Tidak hanya itu, ketepatan pengaturan dana kompensasi harus juga dilakukan secara cepat karena jangan sampai persoalan ini mengganggu arus kas perusahaan batubara.
“Hal-hal teknis ini yang kita minta agar secara matang dikaji. Kami berharap dilakukan sosialisasi melibatkan pelaku usaha, produsen batubara yang terkena kewajiban domestic market obligation (DMO),” tegasnya.
Namun sejatinya, APBI tetap menerima hasil kebijakan pemerintah. “Kami tidak bisa menolak kalau kebijakan sudah dilaksanakan,” kata Hendra.
Di lain pihak, Ketua Dewan Pengarah dan Ketua Umum Perhimpunan Ahli Pertambangan Indonesia (PERHAPI), Rizal Kasli memaparkan, saat ini memang harga batubara di pasar internasional mencapai harga yang sangat tinggi mencapai lebih dari US$ 300 per ton.
Sementara harga domestik untuk pemenuhan DMO harganya berkisar US$ 70 per ton untuk kelistrikan dan US$ 90 per ton untuk industri semen dan pupuk.
Adapun pengaturan tersebut sudah diaplikasikan dalam pemenuhan DMO dengan keputusan Menteri ESDM Nomor 206.K/HK.02/MEM.B/2021 tentang Harga Jual Batubara untuk Pemenuhan Kebutuhan Bahan Baku/Bahan Bakar Industri Semen dan Pupuk di Dalam Negeri.
“Artinya pemerintah dengan ketentuan tersebut juga telah memberikan subsidi harga batubara kepada industri domestik. Disparitas harga jual batubara antara domestic dan luar negeri cukup besar gapnya,” jelasnya saat dihubungi terpisah.
Kendati demikian, menurut Perhapi, BLU belum tepat untuk saat ini dan perlu kajian yang mendalam terlebih dahulu. Rizal bilang, pemerintah jangan merespon masalah kekurangan supply batubara untuk dalam negeri dengan segera membuat instrumen baru yang belum tentu efektif dalam menyelesaikan masalah.
Baca Juga: Kementerian ESDM: Proses Pembentukan BLU Batubara Masih Berlangsung
“Untuk pemenuhan DMO langkah Dirjen Minerba di awal tahun ini cukup efektif dalam menyikapi kelangkaan batubara di dalam negeri. Artinya bahwa pengawasan dan penegakan hukum harus dilakukan dengan baik dan tegas,” ujarnya.

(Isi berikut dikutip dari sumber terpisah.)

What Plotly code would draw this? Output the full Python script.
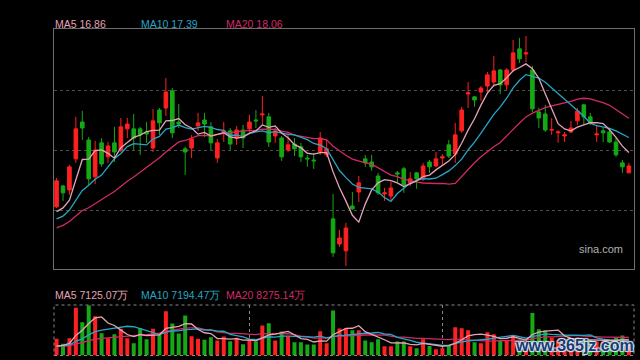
import plotly.graph_objects as go

# ---------------- data ----------------
days = list(range(90))

open_ = [14.96, 15.69, 15.55, 16.64, 17.93, 17.30, 16.01, 17.20, 16.71, 17.20,
         16.95, 17.69, 17.69, 17.69, 17.58, 17.02, 18.35, 18.42, 19.02, 17.93,
         16.99, 17.02, 17.79, 18.00, 17.76, 16.67, 17.55, 17.62, 17.37, 17.65,
         17.69, 18.00, 18.18, 18.11, 17.44, 17.37, 16.95, 17.16, 17.06, 16.67,
         16.60, 16.88, 16.78, 14.54, 13.66, 13.42, 14.99, 15.48, 16.64, 16.53,
         16.04, 15.41, 15.34, 16.15, 16.29, 15.80, 16.15, 15.94, 16.53, 16.39,
         16.67, 17.13, 16.81, 17.62, 18.91, 18.81, 18.98, 19.19, 19.33, 19.75,
         19.23, 19.75, 20.49, 20.31, 19.75, 18.28, 18.21, 17.65, 17.55, 17.44,
         17.58, 17.97, 18.53, 18.11, 17.48, 17.62, 17.58, 17.23, 16.50, 16.15]

high = [15.97, 15.73, 16.43, 18.11, 18.32, 17.41, 17.27, 17.37, 17.23, 17.76,
        18.07, 18.07, 18.21, 17.76, 17.93, 18.39, 18.42, 19.47, 19.12, 18.56,
        17.06, 17.48, 18.25, 18.25, 17.93, 17.34, 17.93, 17.72, 17.79, 17.83,
        18.18, 18.35, 18.84, 18.25, 17.72, 17.44, 17.55, 17.37, 17.20, 16.78,
        16.85, 17.58, 17.30, 15.41, 14.15, 14.40, 15.48, 16.04, 16.78, 16.78,
        16.15, 15.62, 15.83, 16.22, 16.36, 16.18, 16.18, 16.50, 16.60, 16.88,
        16.81, 17.30, 17.90, 18.46, 19.33, 18.84, 19.19, 19.68, 20.24, 19.79,
        19.82, 20.80, 20.87, 20.94, 19.89, 18.42, 18.53, 18.07, 17.65, 17.58,
        17.97, 18.42, 18.56, 18.25, 17.83, 17.72, 17.72, 17.41, 16.60, 16.50]

low = [14.92, 15.17, 15.38, 16.50, 17.30, 15.73, 15.76, 16.36, 16.50, 16.53,
       16.88, 17.37, 16.95, 16.78, 17.20, 16.88, 17.48, 18.14, 17.37, 17.72,
       16.08, 16.67, 17.62, 17.41, 16.95, 16.50, 17.23, 16.95, 17.13, 17.02,
       17.58, 17.72, 17.83, 17.06, 17.20, 16.57, 16.88, 16.74, 16.53, 16.36,
       16.29, 16.78, 16.71, 13.21, 13.56, 12.89, 14.85, 15.13, 16.36, 16.22,
       15.38, 15.17, 15.20, 15.83, 15.45, 15.69, 15.59, 15.87, 16.15, 16.36,
       16.43, 16.67, 16.50, 17.55, 18.42, 18.46, 18.67, 18.98, 19.16, 18.91,
       19.05, 19.68, 20.00, 20.03, 18.28, 17.72, 17.58, 17.48, 17.20, 17.23,
       17.55, 17.83, 17.83, 17.83, 17.23, 17.23, 17.20, 16.71, 16.15, 16.15]

close = [15.87, 15.45, 16.36, 17.69, 17.72, 15.94, 16.95, 16.46, 17.09, 16.88,
         17.76, 17.86, 17.37, 17.48, 17.51, 17.97, 17.90, 18.98, 17.55, 17.86,
         16.88, 17.34, 17.90, 17.86, 17.20, 17.20, 17.62, 17.16, 17.65, 17.37,
         17.93, 17.97, 18.21, 17.23, 17.62, 16.71, 17.13, 16.99, 16.71, 16.64,
         16.57, 17.37, 16.99, 13.35, 13.87, 14.22, 14.89, 15.80, 16.50, 16.36,
         15.45, 15.45, 15.62, 16.11, 15.73, 15.94, 15.94, 16.39, 16.36, 16.64,
         16.71, 16.74, 17.48, 18.35, 18.95, 18.70, 19.12, 19.58, 19.72, 19.23,
         19.75, 20.35, 20.14, 20.35, 18.39, 18.07, 17.65, 17.66, 17.58, 17.48,
         17.72, 18.31, 18.11, 17.90, 17.51, 17.55, 17.23, 16.78, 16.36, 16.39]

# volume in 万 (10k shares)
volume = [7680, 5380, 7960, 21940, 15320, 23000, 18080, 10260, 7960, 9800,
          12280, 7960, 5660, 12560, 7500, 12280, 9660, 20380, 14720, 10120,
          18400, 8880, 7680, 7220, 8420, 6900, 8740, 6580, 8140, 5200,
          7130, 6440, 13800, 14860, 6900, 11040, 8740, 6120, 6120, 5060,
          5060, 11180, 5660, 20700, 12420, 12280, 11590, 11590, 6900, 6120,
          7450, 4230, 4230, 6440, 6440, 4230, 3310, 7450, 4370, 2850,
          3310, 4600, 13020, 12560, 11590, 6120, 5660, 10720, 9750, 6760,
          6808, 9062, 7360, 5520, 19550, 12098, 11540.1, 8280, 6900, 6440,
          6440, 8280, 7820, 7360, 6419.35, 5980, 6440, 8280, 9200, 5725.35]

# the 19 sessions before the first visible one (needed for moving averages)
prev_close = [13.6, 13.7, 13.8, 13.9, 14.0, 13.9, 14.0, 14.0, 14.1, 14.0,
              14.5, 14.3, 14.2, 14.3, 14.15,
              14.8, 15.0, 14.2, 14.1]
prev_volume = [3800, 4000, 3900, 3700, 4100, 3900, 4000, 3800, 3900, 4000,
               4500, 4400, 4600, 4300, 4510,
               3500, 3300, 3600, 3308]

month_marks = [30, 60]

# ---------------- helpers ----------------
def moving_avg(prev, vals, n):
    full = prev + vals
    off = len(prev)
    out = []
    for i in range(len(vals)):
        w = full[off + i - n + 1: off + i + 1]
        out.append(sum(w) / n)
    return out

ma5 = moving_avg(prev_close, close, 5)
ma10 = moving_avg(prev_close, close, 10)
ma20 = moving_avg(prev_close, close, 20)
vma5 = moving_avg(prev_volume, volume, 5)
vma10 = moving_avg(prev_volume, volume, 10)
vma20 = moving_avg(prev_volume, volume, 20)

RED = "#ff2020"
GREEN = "#15a915"
C5 = "#e6a3b6"
C10 = "#27a6c6"
C20 = "#d22a66"
FONT = "Liberation Sans, Arial, sans-serif"
W, H = 640, 360

fig = go.Figure()

fig.add_trace(go.Candlestick(
    x=days, open=open_, high=high, low=low, close=close,
    increasing=dict(line=dict(color=RED, width=1), fillcolor=RED),
    decreasing=dict(line=dict(color=GREEN, width=1), fillcolor=GREEN),
    whiskerwidth=0, hoverinfo="skip", xaxis="x", yaxis="y"))

for ser, col in [(ma20, C20), (ma10, C10), (ma5, C5)]:
    fig.add_trace(go.Scatter(x=days, y=ser, mode="lines",
                             line=dict(color=col, width=1.3),
                             hoverinfo="skip", xaxis="x", yaxis="y"))

vol_colors = [RED if c > o else GREEN for o, c in zip(open_, close)]
fig.add_trace(go.Bar(x=days, y=volume, marker=dict(color=vol_colors, line=dict(width=0)),
                     width=0.62, hoverinfo="skip", xaxis="x2", yaxis="y2"))
for ser, col in [(vma20, C20), (vma10, C10), (vma5, C5)]:
    fig.add_trace(go.Scatter(x=days, y=ser, mode="lines",
                             line=dict(color=col, width=1.3),
                             hoverinfo="skip", xaxis="x2", yaxis="y2"))

xdom = [54 / W, 634 / W]
xr = [-0.4, 89.8]

fig.update_layout(
    width=W, height=H,
    paper_bgcolor="black", plot_bgcolor="black",
    margin=dict(l=0, r=0, t=0, b=0),
    showlegend=False,
    boxgap=0.2,
    xaxis=dict(domain=xdom, range=xr, anchor="y", showgrid=False, showticklabels=False,
               ticks="", zeroline=False, showline=True, mirror=True,
               linecolor="#6e6e6e", linewidth=1, rangeslider=dict(visible=False)),
    yaxis=dict(domain=[1 - 269 / H, 1 - 29 / H], range=[12.785, 21.185],
               tickvals=[14.85, 16.95, 19.05], showticklabels=False, ticks="",
               showgrid=True, gridcolor="#4d4d4d", griddash="dot", gridwidth=1,
               zeroline=False, showline=True, mirror=True, linecolor="#6e6e6e", linewidth=1),
    xaxis2=dict(domain=xdom, range=xr, anchor="y2", showticklabels=False, ticks="",
                tickvals=month_marks, showgrid=True, gridcolor="#8a8a8a", griddash="dot",
                zeroline=False, showline=False),
    yaxis2=dict(domain=[1 - 355.5 / H, 1 - 305 / H], range=[0, 23230],
                showgrid=False, showticklabels=False, ticks="", zeroline=False, showline=False),
)

fig.add_shape(type="rect", xref="x2 domain", yref="y2 domain", x0=0, x1=1, y0=0, y1=1,
              line=dict(color="#8a8a8a", width=1, dash="dot"))

def label(txt, px, py, col, size=10.5, anchor="left", weight="normal", shadow="none"):
    fig.add_annotation(text=txt, x=px / W, y=1 - py / H, xref="paper", yref="paper",
                       xanchor=anchor, yanchor="middle", showarrow=False,
                       font=dict(family=FONT, size=size, color=col, weight=weight, shadow=shadow))

label(f"MA5 {ma5[-1]:.2f}", 53, 24, C5)
label(f"MA10 {ma10[-1]:.2f}", 139, 24, C10)
label(f"MA20 {ma20[-1]:.2f}", 224, 24, C20)
label(f"MA5 {vma5[-1]:.2f}万", 53, 295, C5)
label(f"MA10 {vma10[-1]:.2f}万", 139, 295, C10)
label(f"MA20 {vma20[-1]:.2f}万", 224, 295, C20)
label("sina.com", 625, 249, "#b0b0b0", size=11, anchor="right")

# watermark overlay seen on the reference
label("www.365jz.com", 574, 345, "#1c3a72", size=16, anchor="center", weight="bold",
      shadow="1px 1px 1px #dbe8f6, -1px -1px 1px #dbe8f6, 1px -1px 1px #dbe8f6, -1px 1px 1px #dbe8f6")

fig.write_html("out.html",
               config={"displayModeBar": False, "staticPlot": True},
               post_script="document.body.style.margin='0';document.body.style.overflow='hidden';"
                           "document.body.style.background='black';")
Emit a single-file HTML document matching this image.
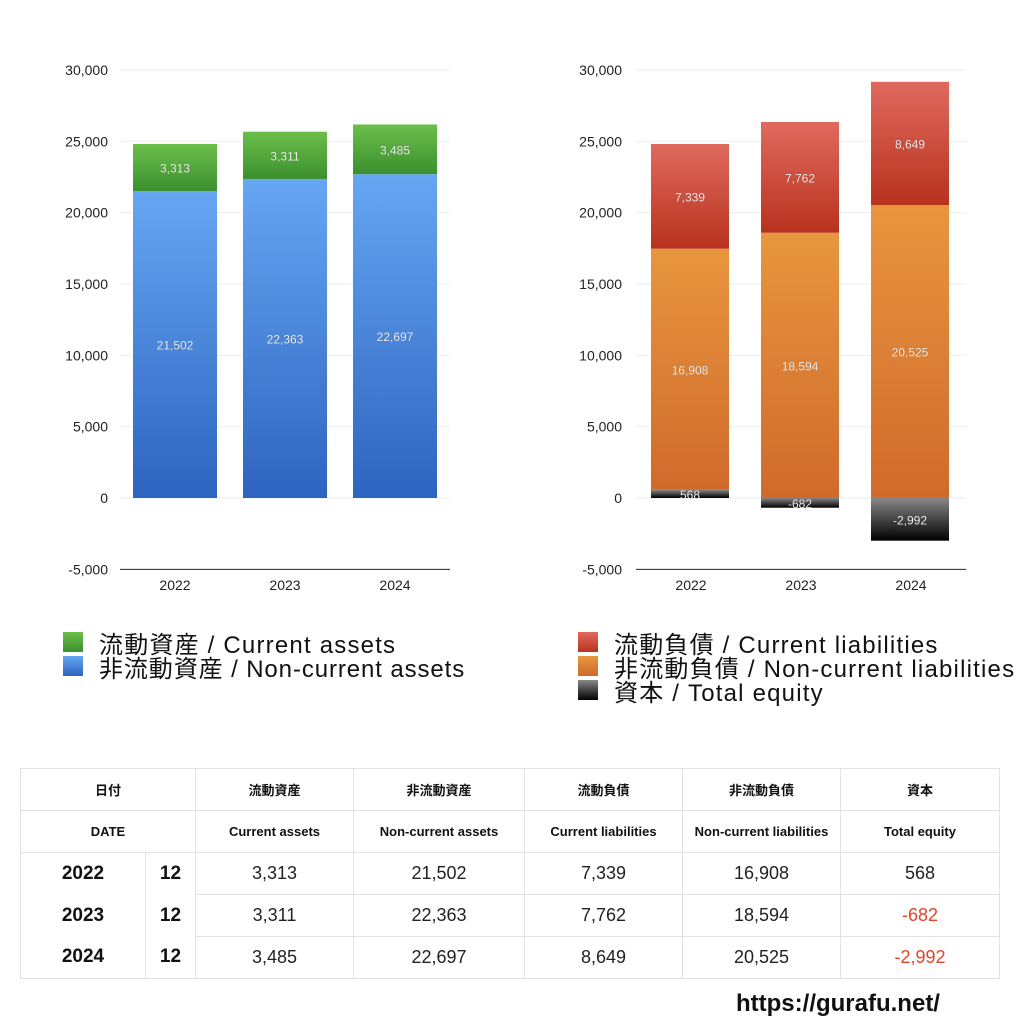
<!DOCTYPE html>
<html><head><meta charset="utf-8">
<style>
body{margin:0;background:#fff;width:1024px;height:1024px;overflow:hidden;position:relative;font-family:"Liberation Sans","Noto Sans CJK JP",sans-serif}
svg{position:absolute;left:0;top:0}
.leg{position:absolute;font-size:24px;letter-spacing:0.1px;color:#111;display:flex;align-items:center;height:24px;white-space:nowrap}
.sw{width:20px;height:20px;margin-right:16px}
table{position:absolute;left:20px;top:768px;border-collapse:collapse;width:980px;font-family:"Liberation Sans","Noto Sans CJK JP",sans-serif}
td{border:1px solid #e2e2e2;text-align:center;height:41px;padding:0;font-size:18px;color:#222}
tr.h td{font-size:13px;font-weight:bold;color:#111}
td.y{font-weight:bold;font-size:19px;color:#111}
td.nb{border-top:none;border-bottom:none}
.neg{color:#e0452a}
.url{position:absolute;left:736px;top:990px;font-size:24px;font-weight:bold;color:#111}
</style></head><body>
<svg id="chart" width="1024" height="620"></svg>
<div class="leg" style="left:63px;top:630px;letter-spacing:1.2px"><div class="sw" style="background:linear-gradient(#6cbf4a,#3b8f2e)"></div>流動資産 / Current assets</div>
<div class="leg" style="left:63px;top:654px;letter-spacing:0.9px"><div class="sw" style="background:linear-gradient(#66a6f2,#2d64c0)"></div>非流動資産 / Non-current assets</div>
<div class="leg" style="left:578px;top:630px;letter-spacing:1.2px"><div class="sw" style="background:linear-gradient(#e06a5e,#b8321e)"></div>流動負債 / Current liabilities</div>
<div class="leg" style="left:578px;top:654px;letter-spacing:1.2px"><div class="sw" style="background:linear-gradient(#e8963e,#d06a2c)"></div>非流動負債 / Non-current liabilities</div>
<div class="leg" style="left:578px;top:678px;letter-spacing:1.2px"><div class="sw" style="background:linear-gradient(#888,#000)"></div>資本 / Total equity</div>
<table>
<colgroup><col style="width:125px"><col style="width:50px"><col style="width:158px"><col style="width:171px"><col style="width:158px"><col style="width:158px"><col style="width:159px"></colgroup>
<tr class="h"><td colspan="2">日付</td><td>流動資産</td><td>非流動資産</td><td>流動負債</td><td>非流動負債</td><td>資本</td></tr>
<tr class="h"><td colspan="2">DATE</td><td>Current assets</td><td>Non-current assets</td><td>Current liabilities</td><td>Non-current liabilities</td><td>Total equity</td></tr>
<tr><td class="y" style="border-bottom:none">2022</td><td class="y" style="border-bottom:none">12</td><td>3,313</td><td>21,502</td><td>7,339</td><td>16,908</td><td>568</td></tr>
<tr><td class="y nb">2023</td><td class="y nb">12</td><td>3,311</td><td>22,363</td><td>7,762</td><td>18,594</td><td class="neg">-682</td></tr>
<tr><td class="y" style="border-top:none">2024</td><td class="y" style="border-top:none">12</td><td>3,485</td><td>22,697</td><td>8,649</td><td>20,525</td><td class="neg">-2,992</td></tr>
</table>
<div class="url">https://gurafu.net/</div>
<script>
const years=["2022","2023","2024"];
const currentAssets=[3313,3311,3485];
const nonCurrentAssets=[21502,22363,22697];
const currentLiab=[7339,7762,8649];
const nonCurrentLiab=[16908,18594,20525];
const equity=[568,-682,-2992];
const ticks=[30000,25000,20000,15000,10000,5000,0,-5000];
const NS="http://www.w3.org/2000/svg";
const svg=document.getElementById('chart');
const y=v=>498-v*428/30000;
const fmt=v=>v.toLocaleString('en-US');
function el(t,a,p){const e=document.createElementNS(NS,t);for(const k in a)e.setAttribute(k,a[k]);(p||svg).appendChild(e);return e;}
const defs=el('defs',{});
[['g',"#6cbf4a","#3b8f2e"],['b',"#66a6f2","#2d64c0"],['r',"#e06a5e","#b8321e"],['o',"#e8963e","#d06a2c"],['k',"#888","#000"]].forEach(([id,a,b])=>{
 const g=el('linearGradient',{id:id,x1:0,y1:0,x2:0,y2:1},defs);el('stop',{offset:0,'stop-color':a},g);el('stop',{offset:1,'stop-color':b},g);});
function axes(x0,x1,lx,name){
 ticks.forEach(t=>{
  const l=el('line',{x1:x0,x2:x1,y1:y(t),y2:y(t),stroke:t==-5000?'#222':'#eee','stroke-width':1});
  
  const tx=el('text',{x:lx,y:y(t)+5,'text-anchor':'end','font-size':14,fill:'#222'});tx.textContent=fmt(t);
  
 });
 years.forEach((yr,i)=>{const tx=el('text',{x:x0+55+i*110,y:590,'text-anchor':'middle','font-size':14,fill:'#222'});tx.textContent=yr;
  });
}
function seg(x,w,v0,v1,fill,val,name){
 const top=Math.min(y(v0),y(v1)),h=Math.abs(y(v1)-y(v0));
 const r=el('rect',{x:x,y:top,width:w,height:h,fill:fill});
 
 const t=el('text',{x:x+w/2,y:top+h/2+5,'text-anchor':'middle','font-size':12,fill:'#fff',stroke:'rgba(0,0,0,0.25)','stroke-width':0.3});t.textContent=fmt(val);
 
}
axes(120,450,108,'left');
axes(636,966,622,'right');
years.forEach((yr,i)=>{
 const x=133+i*110;
 seg(x,84,0,nonCurrentAssets[i],'url(#b)',nonCurrentAssets[i],'bar-non-current-assets-'+yr);
 seg(x,84,nonCurrentAssets[i],nonCurrentAssets[i]+currentAssets[i],'url(#g)',currentAssets[i],'bar-current-assets-'+yr);
 const xr=651+i*110,b=Math.max(0,equity[i]);
 seg(xr,78,0,equity[i],'url(#k)',equity[i],'bar-equity-'+yr);
 seg(xr,78,b,b+nonCurrentLiab[i],'url(#o)',nonCurrentLiab[i],'bar-non-current-liabilities-'+yr);
 seg(xr,78,b+nonCurrentLiab[i],b+nonCurrentLiab[i]+currentLiab[i],'url(#r)',currentLiab[i],'bar-current-liabilities-'+yr);
});
</script>
</body></html>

Rizal menjelaskan lebih lanjut, bagi perusahaan yang sesuai komitmen untuk DMO harus memenuhi kewajibannya. Pengawasan pemenuhan tersebut harus dilakukan per-minggu atau per-bulan agar tidak berlarut-larut. Dia menegaskan, jangan menunggu akhir tahun baru dilakukan rekonsiliasi.
Lantas, bagaimana untuk perusahaan yang kualitas atau kalorinya tidak sesuai spesifikasi dalam negeri? Rizal memaparkan, mereka tetap diberikan kewenangan untuk mengekspor batubara produksinya untuk peningkatan devisa Negara.
“Namun, pemberlakuan pungutan Dana Kompensasi dapat dilakukan terhadap perusahaan tambang batubara yang seperti itu. Dana tersebut langsung masuk ke Kas Negara lewat mekanisme PNBP. Tidak perlu Badan Khusus untuk menampung dana tersebut,” tandasnya.